Мы, словно зачарованные поднялись на ноги, а Он, выпрямившись, парил парил над полом, и лик Его светел, речи - истинны:
– И скажет всякий: "Мерзок я. Очисти меня". И будет очищен он. И скажет всякий: "Одиноки мы. Слей же нас воедино". И воспоют они во единый радости. И скажет всякий: "Аллилуйя".
И тут я почувствовал, как что-то накатило на меня. И, не помня себя от восторга, я рухнул на колени и закричал надсадно:
– Аллилуйя! Аллилуйя! Аллилуйя!..
И великим покоем наполнилось сердце мое.
2
В этом месте у меня - провал памяти. Не надо думать, что раньше я все помнил, а вот сейчас, сидя в дачной избушке, вдруг почему-то забыл. Нет. Просто целый кусок жизни оказался вне моего сознания. Он начисто стерт из памяти. А может быть, он и не был записан.
Портфелия рассказала, как меня везли в больницу, как я бредил, как врачи установили диагноз - двустороннее воспаление легких - и возились со мной почти сутки, до конца не уверенные, выживу ли. Температура была близка к критической. Да, не прошла мне даром наша прогулка под дождем в клинический корпус.
Воспоминания мои о последнем вечере были абсолютно фантастическими, и, как только ко мне пустили Портфелию, я принялся расспрашивать, что же было на самом деле. Выяснилось, что никакого свечения, никакого парения не было не было и в помине. Были только угрозы, причем довольно неопределенные. Валера сидел бормотал себе что-то под нос, когда я вдруг шмякнулся лбом об пол ему в ноги и диким голосом заорал. А после - потерял сознание.

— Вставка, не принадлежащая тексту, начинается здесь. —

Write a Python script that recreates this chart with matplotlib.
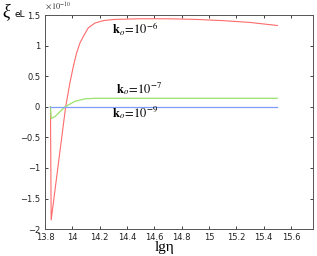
import matplotlib
matplotlib.use("Agg")
import matplotlib.pyplot as plt

# values in units of 1e-10
lg_eta_red = [13.84, 13.845, 13.951, 13.982, 14.007, 14.031, 14.055, 14.08,
              14.116, 14.165, 14.226, 14.31, 14.5, 14.7, 14.9, 15.1, 15.3, 15.5]
xi_red = [0.0, -1.85, 0.0, 0.39, 0.66, 0.88, 1.04, 1.15,
          1.29, 1.37, 1.41, 1.43, 1.44, 1.44, 1.43, 1.41, 1.38, 1.33]

lg_eta_green = [13.84, 13.845, 13.873, 13.909, 13.946, 14.019, 14.092, 14.165,
                14.3, 14.6, 15.0, 15.5]
xi_green = [0.0, -0.19, -0.16, -0.08, 0.0, 0.09, 0.13, 0.14,
            0.14, 0.14, 0.14, 0.14]

lg_eta_blue = [13.84, 15.5]
xi_blue = [0.0, 0.0]

xticks = [13.8, 14.0, 14.2, 14.4, 14.6, 14.8, 15.0, 15.2, 15.4, 15.6]
xtick_labels = ["13.8", "14", "14.2", "14.4", "14.6", "14.8", "15", "15.2", "15.4", "15.6"]
yticks = [-2, -1.5, -1, -0.5, 0, 0.5, 1, 1.5]
ytick_labels = ["\u22122", "\u22121.5", "\u22121", "\u22120.5", "0", "0.5", "1", "1.5"]

plt.rcParams["mathtext.fontset"] = "stix"

fig = plt.figure(figsize=(3.17, 2.56), dpi=100)
ax = fig.add_axes([0.142, 0.105, 0.845, 0.836])

ax.plot(lg_eta_red, xi_red, color="#ff6b6b", lw=0.8)
ax.plot(lg_eta_green, xi_green, color="#9be36a", lw=0.9)
ax.plot(lg_eta_blue, xi_blue, color="#7f9cff", lw=0.9)

ax.set_xlim(13.8, 15.76)
ax.set_ylim(-2, 1.5)
ax.set_xticks(xticks)
ax.set_xticklabels(xtick_labels)
ax.set_yticks(yticks)
ax.set_yticklabels(ytick_labels)
ax.tick_params(direction="in", length=2.5, width=0.6, labelsize=6,
               top=True, right=True, pad=2.5, colors="#222222")
ax.tick_params(axis="y", pad=3.5)
for s in ax.spines.values():
    s.set_linewidth(0.7)
    s.set_color("#555555")

ax.text(14.29, 1.27, r"$\mathbf{k}_o\!=\!10^{-6}$", fontsize=9, va="center")
ax.text(14.32, 0.30, r"$\mathbf{k}_o\!=\!10^{-7}$", fontsize=9, va="center")
ax.text(14.29, -0.10, r"$\mathbf{k}_o\!=\!10^{-9}$", fontsize=9, va="center")

fig.text(0.008, 0.955, "\u03be", fontsize=13, va="center", ha="left",
         family="Liberation Serif", style="italic")
fig.text(0.045, 0.945, "eL", fontsize=6.5, va="center", ha="left",
         family="DejaVu Sans")
fig.text(0.142, 0.975, r"$\times\,10^{-10}$", fontsize=6, va="center", ha="left",
         family="DejaVu Sans", color="#333333")
fig.text(0.52, 0.035, "lg\u03b7", fontsize=11, va="center", ha="center",
         family="Liberation Serif")

fig.savefig("out.png", dpi=100)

Но у меня была надежда и другим путем возможно более полно восстановить истину о том вечере. Я попросил Портфелию на следующее свидание принести мне диктофон, объяснив ей, где он лежит. Каково же было мое разочарование, когда выяснилось, что в момент включения записи лента была отмотана далеко вперед. Я ведь не видел, когда включал. Да и видел бы, все равно не смог бы перемотать ее незаметно. Поэтому запись вышла очень короткая; начинаясь вопросом Портфелии: "Вы - политическая организация?", она обрывалась на возмущенном восклицании Светки: "Фашизм какой-то..." А это-то все я еще и сам помнил.
Портфелия рассказала, что в машину "скорой помощи" меня волокли Джон с Валерой и никаких признаков сверхъестественной святости в последнем не наблюдалось. И все-таки сейчас, когда все это давно позади, я не устаю поражаться тому своему бреду. Очень многое в нем кажется мне сейчас чуть ли не провидением.
Неторопливое течение больничного времени, просиживание по нескольку часов напролет у окна, навеяли на меня лирическое настроение. Нахлынули воспоминания.
...Когда уже не плачешь. Когда уже нету слез. Улыбаешься от боли. Агония лета. Синее и желтое.